Study Hours Planner
Calculate recommended weekly study hours per course and total study time needed based on credit load and difficulty.
The classic college rule is two study hours per credit hour per week. A 15-credit semester requires 30 study hours per week outside of class. Most students dramatically underestimate this when signing up for their schedule and pay for it mid-semester. Running the numbers before the semester starts gives a realistic picture of what the schedule actually demands.
The 2:1 rule: plan for 2 hours of studying outside class for every 1 hour spent in class. A 3-credit course that meets for 3 hours per week needs 6 hours of studying. A 4-credit lab science that meets for 5 hours per week needs 10 hours. This adds up faster than most students expect.

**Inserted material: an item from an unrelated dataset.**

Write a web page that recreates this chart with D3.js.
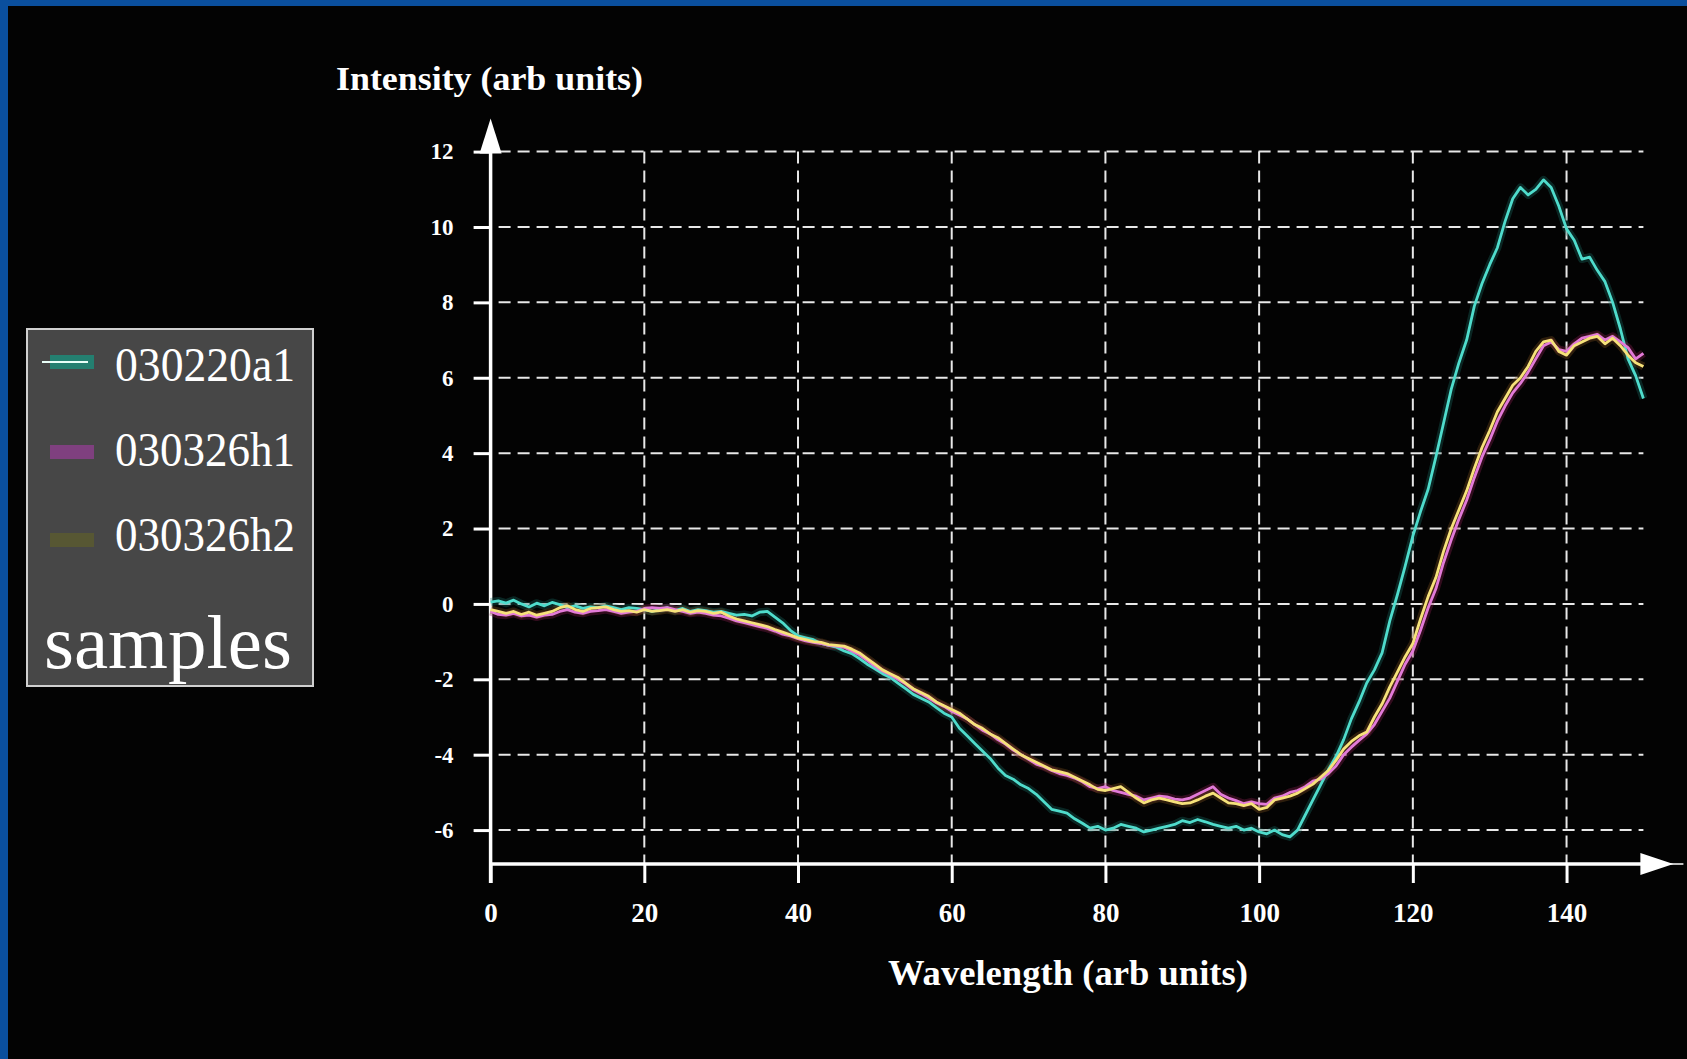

Why difficulty multiplier matters
Not all courses are equal. An advanced organic chemistry course is not the same study load as an introductory survey class at the same credit value. Adjusting for course difficulty gives a more realistic estimate than credit hours alone. Upper-division STEM courses and lab courses consistently require more time than the 2:1 baseline.
Where students lose study time
Common underestimates: commute time (not available for studying), meal prep and eating, exercise and personal care, unplanned social commitments, and context-switching time between subjects. A student who has 30 hours "free" from class might realistically have 20-22 usable study hours after life logistics. Plan with the real number.
Frequently asked questions
How do I distribute study time across subjects?
Weight by difficulty and upcoming deadlines, not equally by credit hours. A course with a midterm next week gets more time this week. A difficult course gets more baseline hours than an easier one at the same credit value. Regularly recalibrating allocation as the semester progresses works better than a fixed schedule set at week one.
What is the most effective study method?
Spaced repetition (reviewing material at increasing intervals) and active recall (testing yourself rather than re-reading) produce the best retention per hour of study. Passive re-reading and highlighting feel productive but are among the least effective methods in the research. An hour of practice problems or self-testing outperforms two hours of re-reading notes.